About the job
Speechify’s mission is to remove reading barriers and expand access to learning for everyone. More than 50 million people use Speechify’s text-to-speech tools to convert PDFs, books, Google Docs, news articles, and websites into audio, helping users read faster and remember more. Our product suite includes iOS, Android, Mac, Chrome extension, and web apps, and has earned honors such as Google’s Chrome Extension of the Year and Apple’s 2025 Design Award for Inclusivity.
Speechify operates as a fully distributed team with nearly 200 professionals. Team members bring experience from Amazon, Microsoft, Google, Stanford, Stripe, Vercel, and other leading organizations. Our group includes frontend and backend engineers, AI research scientists, and talent from top academic programs and startups.
Role Overview
Speechify is looking for a Software Engineer focused on data infrastructure and acquisition to join the AI team. This engineer will oversee the collection of data used for model training, helping to build and maintain high-quality datasets at petabyte scale. The role bridges infrastructure, engineering, and research to ensure efficient data operations.
Key Responsibilities
- Identify new sources of audio data and connect them to the ingestion pipeline.

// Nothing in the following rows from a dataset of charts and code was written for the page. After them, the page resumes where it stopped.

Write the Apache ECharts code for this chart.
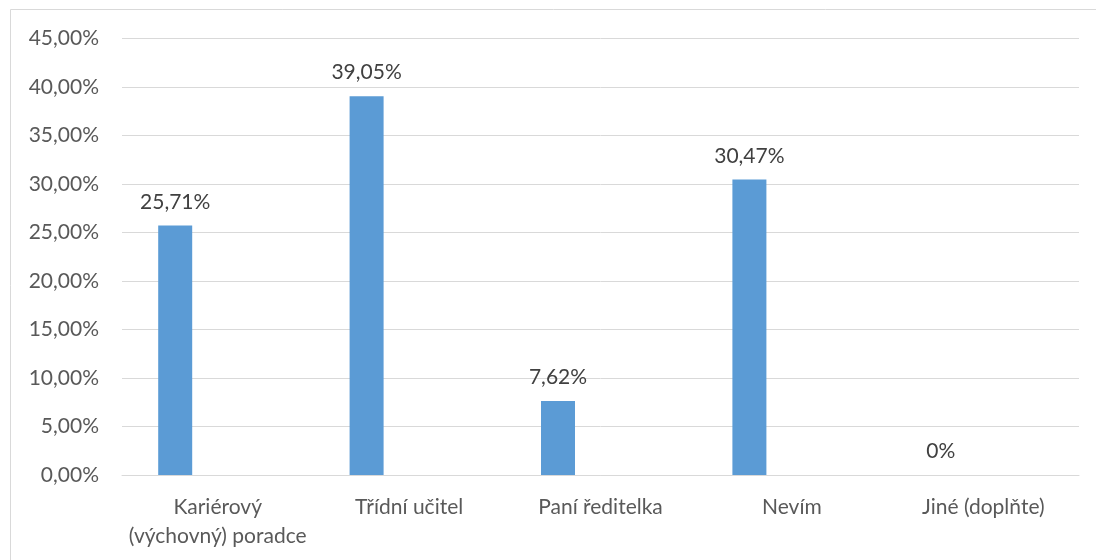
<!DOCTYPE html>
<html>
<head>
<meta charset="utf-8">
<script src="https://cdn.jsdelivr.net/npm/echarts@6/dist/echarts.min.js"></script>
<style>
html,body{margin:0;padding:0;background:#fff;}
#chart{width:1096px;height:560px;}
</style>
</head>
<body>
<div id="chart"></div>
<script>
const categories = ['Kariérový (výchovný) poradce', 'Třídní učitel', 'Paní ředitelka', 'Nevím', 'Jiné (doplňte)'];
const values = [25.71, 39.05, 7.62, 30.47, 0];
const placeholder = [null, null, null, null, null];
const yTicks = { min: 0, max: 45, interval: 5 };

const FONT = 'Lato';
const chart = echarts.init(document.getElementById('chart'));
const pct = v => v.toFixed(2).replace('.', ',') + '%';

chart.setOption({
  animation: false,
  graphic: [{
    type: 'rect',
    shape: { x: 10.5, y: 9.5, width: 1200, height: 700 },
    style: { fill: 'none', stroke: '#d9d9d9', lineWidth: 1 },
    silent: true
  }],
  grid: { left: 122, right: 17, top: 38.5, bottom: 85, containLabel: false },
  xAxis: {
    type: 'category',
    data: categories,
    axisLine: { show: true, lineStyle: { color: '#d9d9d9', width: 1 } },
    axisTick: { show: false },
    axisLabel: {
      fontFamily: FONT, fontSize: 21, color: '#595959', margin: 18, lineHeight: 29,
      interval: 0,
      formatter: v => v === categories[0] ? v.replace(' ', '\n') : v
    }
  },
  yAxis: {
    type: 'value',
    min: yTicks.min, max: yTicks.max, interval: yTicks.interval,
    axisLine: { show: false },
    axisTick: { show: false },
    splitLine: { lineStyle: { color: '#d9d9d9', width: 1 } },
    axisLabel: {
      fontFamily: FONT, fontSize: 21, color: '#595959', margin: 23,
      formatter: v => pct(v)
    }
  },
  series: [
    {
      type: 'bar',
      data: values,
      barWidth: 34,
      barGap: '150%',
      itemStyle: { color: '#5b9bd5' },
      label: {
        show: true, position: 'top', distance: 13,
        fontFamily: FONT, fontSize: 21, color: '#404040',
        formatter: p => p.value === 0 ? '0%' : pct(p.value)
      }
    },
    {
      type: 'bar',
      data: placeholder,
      barWidth: 34,
      itemStyle: { color: '#ed7d31' }
    }
  ]
});
</script>
</body>
</html>
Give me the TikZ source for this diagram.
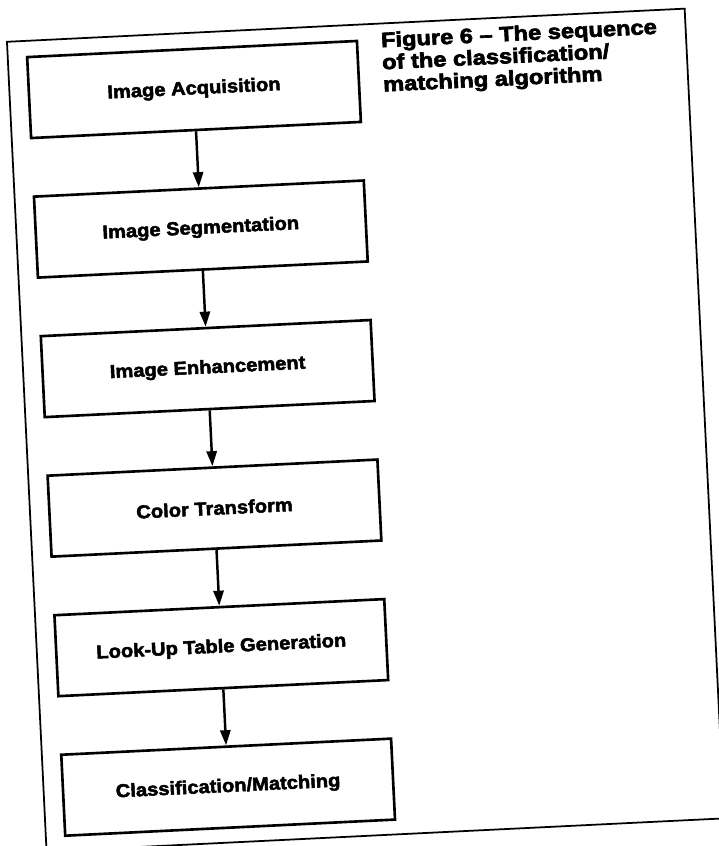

- Manage and improve the cloud infrastructure supporting data ingestion, currently running on Google Cloud Platform (GCP) and managed with Terraform.
- Work with scientists to optimize cost, throughput, and data quality, enabling larger datasets at lower costs for next-generation models.
- Collaborate with the AI team and company leadership to shape the dataset roadmap for upcoming consumer and enterprise products.
Qualifications
- BS, MS, or PhD in Computer Science or a related field.
- Minimum 5 years of professional software development experience.
- Strong skills in bash and Python scripting in Linux environments.
- Deep understanding of Docker and Infrastructure-as-Code, with hands-on experience in at least one major cloud platform (GCP preferred).
- Background with web crawlers and large-scale data processing is a plus.
- Comfort managing multiple priorities and responding to changing needs.
- Excellent written and spoken communication skills.
Location
This position is open to candidates in Charlotte, NC, USA.